Swedish Chamber Orchestra/Thomas Dausgaard (BIS)

Our rating

4

Published: September 3, 2020 at 8:00 am

CD_BIS2383_Brahms

Brahms Symphony No. 4 in E minor, Op. 98; Tragic Overture, Op. 81; Hungarian Dances Swedish Chamber Orchestra/Thomas Dausgaard BIS BIS-2383 (SACD) 72:50 mins

At around 40 players, the Swedish Chamber Orchestra is comparable in size to the Meiningen Court Orchestra that Brahms himself so favoured; with a modest-size body of strings that allows the individual characters of the wind and brass instruments to come over more cleanly than the homogenised fatness we too often hear from full-size modern orchestras. Thomas Dausgaard takes full advantage of the responsiveness of his players to sustain a fine balance between expressive detail and overall momentum in his account of Brahms’s Fourth. In characterising individual passages, tempos may fluctuate, but always naturally; Dausgaard resists the temptation of some more Romantically-inclined conductors to make a meal of the richly scored return of the big string melody in the Andante, for instance. The overall trajectory of the four complementary movements is never lost.
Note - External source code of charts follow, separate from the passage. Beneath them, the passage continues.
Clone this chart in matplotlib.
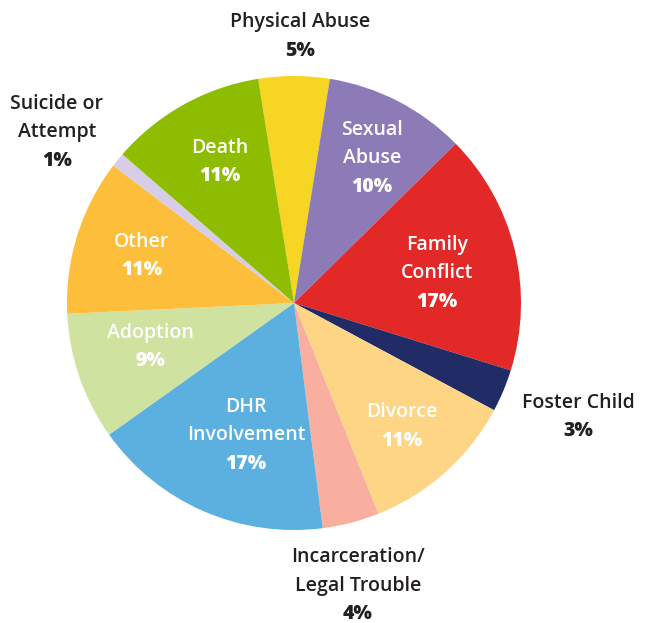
import matplotlib
matplotlib.use("Agg")
import matplotlib.pyplot as plt

categories = ["Physical Abuse", "Sexual Abuse", "Family Conflict", "Foster Child", "Divorce",
              "Incarceration/\nLegal Trouble", "DHR Involvement", "Adoption", "Other",
              "Suicide or Attempt", "Death"]
values = [5, 10, 17, 3, 11, 4, 17, 9, 11, 1, 11]
label_names = ["Physical Abuse", "Sexual\nAbuse", "Family\nConflict", "Foster Child", "Divorce",
               "Incarceration/\nLegal Trouble", "DHR\nInvolvement", "Adoption", "Other",
               "Suicide or\nAttempt", "Death"]
colors = ["#F6D523", "#8D7BB7", "#E32828", "#212C66", "#FDD585", "#F9AF9F",
          "#5BB0E0", "#D0E2A0", "#FDBE3C", "#D7CDE6", "#8DBC00"]
inside = [False, True, True, False, True, False, True, True, True, False, True]
# label anchor (pixel coords of the first line center)
label_pos = [(300, 22), (372, 130), (437, 245), (578, 403), (402, 412), (358, 557),
             (246, 407), (150, 333), (142, 242), (57, 104), (220, 148)]

W, H = 649, 623
fig = plt.figure(figsize=(W / 100, H / 100), dpi=100)
cx, cy, r = 294, 303, 227
ax = fig.add_axes([(cx - r) / W, (H - cy - r) / H, 2 * r / W, 2 * r / H])
total = sum(values)
start = 90 + values[0] / total * 360 / 2
ax.pie(values, colors=colors, startangle=start, counterclock=False, radius=1,
       wedgeprops=dict(linewidth=0))
ax.set_xlim(-1, 1)
ax.set_ylim(-1, 1)
ax.set_aspect("auto")
ax.axis("off")

fam = ["Open Sans", "DejaVu Sans"]
line = 28.5
fs = 14
for name, v, ins, (px, py) in zip(label_names, values, inside, label_pos):
    col = "white" if ins else "#231F20"
    lines = name.split("\n")
    for i, ln in enumerate(lines):
        fig.text(px / W, 1 - (py + i * line) / H, ln, ha="center", va="center",
                 fontsize=fs, color=col, family=fam, fontweight="semibold")
    fig.text(px / W, 1 - (py + len(lines) * line) / H, f"{v}%", ha="center", va="center",
             fontsize=fs, color=col, family=fam, fontweight="heavy")

fig.savefig("out.png", dpi=100)
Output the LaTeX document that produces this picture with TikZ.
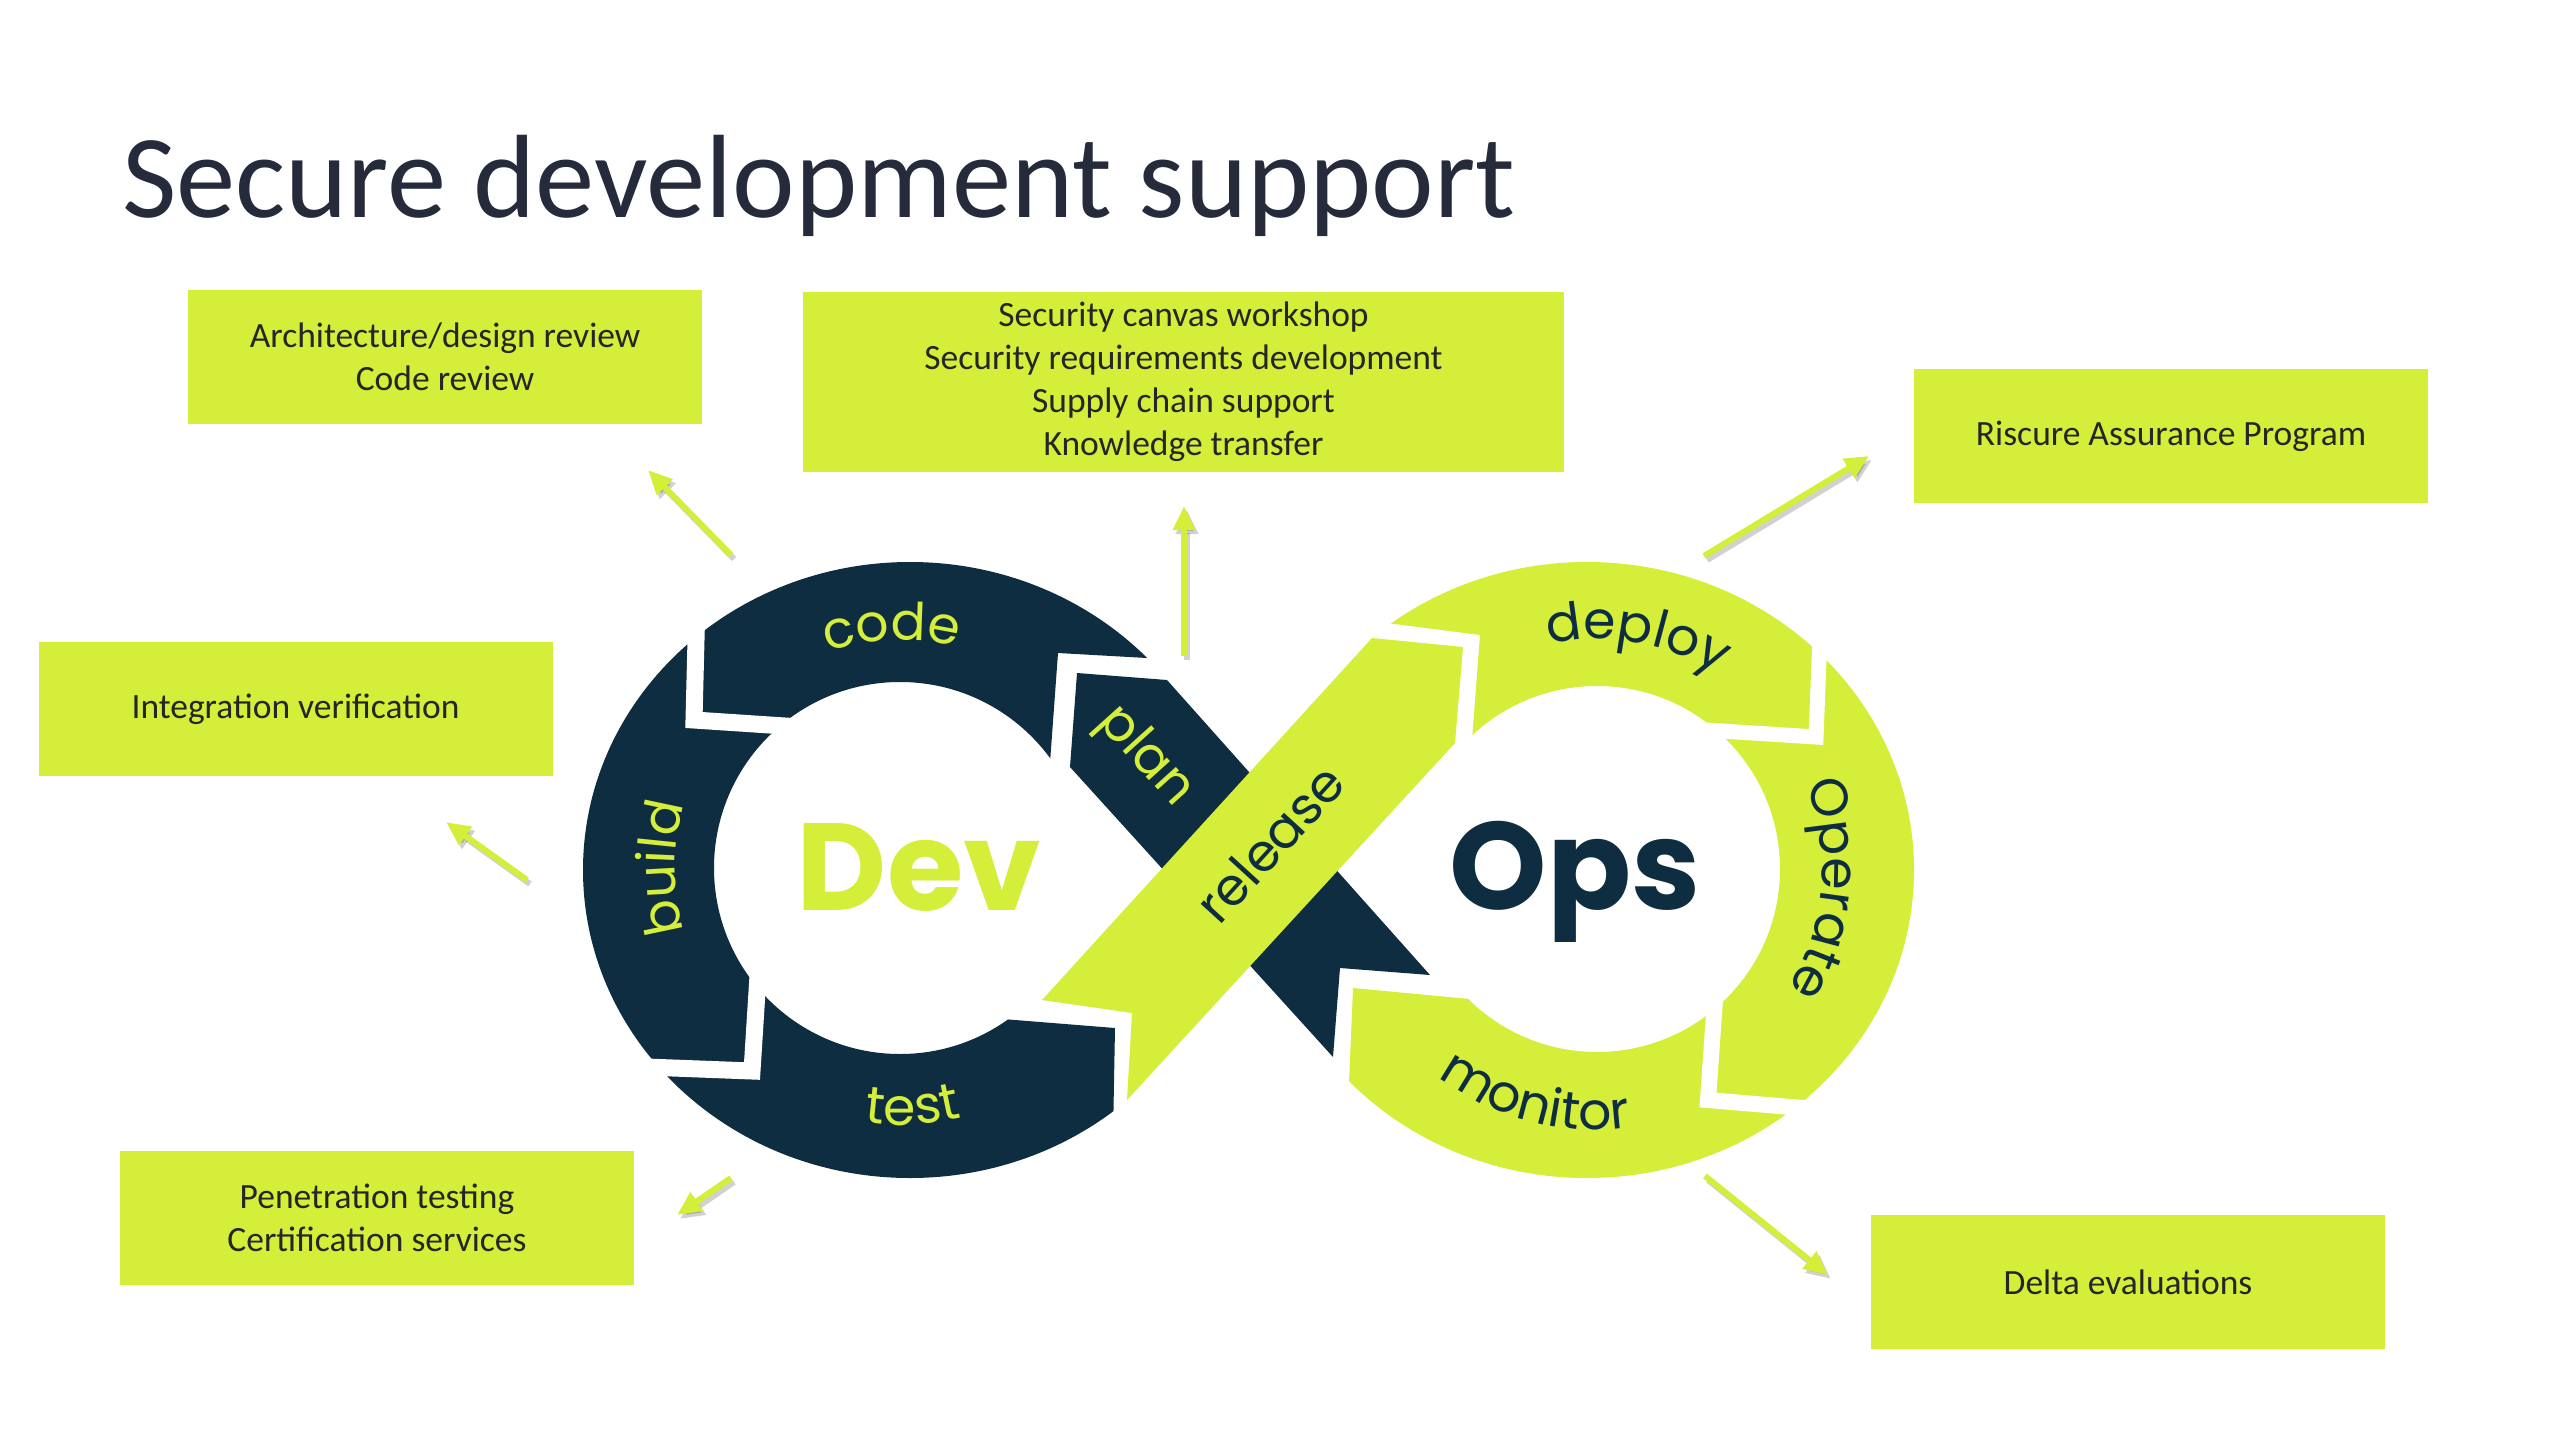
\documentclass[tikz,border=0pt]{standalone}
\usepackage{fontspec}
\setmainfont{Carlito}
\newfontfamily\popfont{Poppins}
\usetikzlibrary{arrows.meta,decorations.text}
\definecolor{limeg}{RGB}{212,238,58}
\definecolor{navy}{RGB}{15,45,64}
\definecolor{titlec}{RGB}{38,43,59}
\definecolor{boxtext}{RGB}{38,38,38}
\newcommand\ringLime{\popfont\fontsize{52}{52}\selectfont\color{limeg}}
\newcommand\ringNavy{\popfont\fontsize{52}{52}\selectfont\color{navy}}
\begin{document}
\begin{tikzpicture}[x=1pt,y=-1pt,
  infobox/.style={fill=limeg, minimum width=514pt, minimum height=134pt, inner sep=0pt,
    align=center, text=boxtext, font=\fontsize{35.5}{43}\selectfont},
  arr/.style={draw=limeg, line width=6pt, -{Triangle[length=24pt,width=21pt]}},
  arrshadow/.style={draw=black, opacity=0.18, line width=6pt, -{Triangle[length=24pt,width=21pt]}},
  gapline/.style={draw=white, line width=17pt, line join=miter, line cap=butt},
  biglabel/.style={font=\popfont\bfseries\fontsize{124}{124}\selectfont, anchor=base, inner sep=0pt},
  bandlabel/.style={font=\popfont\fontsize{52}{52}\selectfont, inner sep=0pt}
  ]
\fill[white] (0,0) rectangle (2560,1440);
\useasboundingbox (0,0) rectangle (2560,1440);

% title
\node[anchor=base west, inner sep=0pt, text=titlec, font=\fontsize{118.5}{140}\selectfont] (title) at (122,217) {Secure development support};

% Dev ring
\begin{scope}
\clip (300,300) -- (1300,300) -- (1300,666) -- (1147,658) -- (1058,653) -- (1048,790) -- (990,1018) -- (1115,1028) -- (1110,1300) -- (300,1300) -- cycle;
\fill[navy, even odd rule] (910,870) ellipse [x radius=327, y radius=308] (900,868) circle [radius=186];
\end{scope}
% Ops ring
\begin{scope}
\clip (2200,300) -- (1200,300) -- (1200,599) -- (1480,635) -- (1472,740) -- (1480,1000) -- (1353,988) -- (1340,1300) -- (2200,1300) -- cycle;
\fill[limeg, even odd rule] (1587,870) ellipse [x radius=327, y radius=308] (1597,869) circle [radius=183];
\end{scope}
% gaps between segments
\draw[gapline] (697,600) -- (694,720) -- (800,727);
\draw[gapline] (620,1066) -- (752,1071) -- (759,960);
\draw[gapline, line width=15pt] (1821,610) -- (1816,737) -- (1690,729);
\draw[gapline, line width=16pt] (1716,985) -- (1708,1100) -- (1850,1112);

% plan band
\fill[navy] (1077,673) -- (1167,680) -- (1430,975) -- (1340,968) -- (1333,1057) -- (1070,767) -- cycle;
% release band
\fill[limeg] (1042,1000) -- (1132,1013) -- (1127,1100) -- (1455,743) -- (1463,647) -- (1372,638) -- cycle;

% centre words
\node[biglabel, text=limeg] (dev) at (919,910) {Dev};
\node[biglabel, text=navy] (ops) at (1575,909) {Ops};

% ring labels
\path[decorate, decoration={text along path, text={|\ringLime|code}, text align=center}]
  (900,868) ++(248:228) arc[start angle=248, end angle=288, radius=228];
\path[decorate, decoration={text along path, text={|\ringLime|build}, text align=center}]
  (900,868) ++(155:225) arc[start angle=155, end angle=205, radius=225];
\path[decorate, decoration={text along path, text={|\ringLime|test}, text align=center}]
  (900,868) ++(110:257) arc[start angle=110, end angle=64, radius=257];
\path[decorate, decoration={text along path, text={|\ringNavy|deploy}, text align=center}]
  (1597,869) ++(250:230) arc[start angle=250, end angle=310, radius=230];
\path[decorate, decoration={text along path, text={|\ringNavy|Operate}, text align=center}]
  (1597,869) ++(-30:225) arc[start angle=-30, end angle=40, radius=225];
\path[decorate, decoration={text along path, text={|\ringNavy|monitor}, text align=center}]
  (1597,869) ++(136:261) arc[start angle=136, end angle=74, radius=261];
\node[bandlabel, text=limeg, rotate=-48] (planlbl) at (1145,757) {plan};
\node[bandlabel, text=navy, rotate=47.6] (releaselbl) at (1270,843) {release};

% boxes
\node[infobox] (boxA) at (445,357) {Architecture/design review\\Code review};
\node[infobox, minimum width=761pt, minimum height=180pt] (boxB) at (1183.5,382) {Security canvas workshop\\Security requirements development\\Supply chain support\\Knowledge transfer};
\node[infobox] (boxC) at (2171,436) {Riscure Assurance Program};
\node[infobox] (boxD) at (295.5,709) {Integration verification};
\node[infobox] (boxE) at (377,1218) {Penetration testing\\Certification services};
\node[infobox] (boxF) at (2128,1282) {Delta evaluations};

% arrows
\coordinate (a1s) at (731,555); \coordinate (a1e) at (648,470);
\coordinate (a2s) at (1184,656); \coordinate (a2e) at (1184,506);
\coordinate (a3s) at (1704,556); \coordinate (a3e) at (1869,456);
\coordinate (a4s) at (527,880); \coordinate (a4e) at (446,822);
\coordinate (a5s) at (731,1178); \coordinate (a5e) at (677,1215);
\coordinate (a6s) at (1705,1176); \coordinate (a6e) at (1828,1275);
\foreach \s/\e in {a1s/a1e,a2s/a2e,a3s/a3e,a4s/a4e,a5s/a5e,a6s/a6e}{
  \draw[arrshadow] ([shift={(3,4)}]\s) -- ([shift={(3,4)}]\e);
  \draw[arr] (\s) -- (\e);
}
\end{tikzpicture}
\end{document}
Indeed, the almost Mendelssohnian urgency with which he pitches into that Cinderella among Brahms’s orchestral works, the Tragic Overture, will startle listeners used to the heavier readings. Where most conductors take 13 or 14 minutes to get through it, Dausgaard requires a mere 12, but in so doing avoids the loss of tension in the more shadowy reaches of the development one too often hears. The work sounds new-born.

His orchestration of nine of Brahms’s Hungarian Dances – immensely popular in the composer’s lifetime as piano duets – may be a bit fuller and more sophisticated than the three Brahms got around to scoring himself, but they invite comparison with other modern orchestrations such as the complete set by Iván Fischer.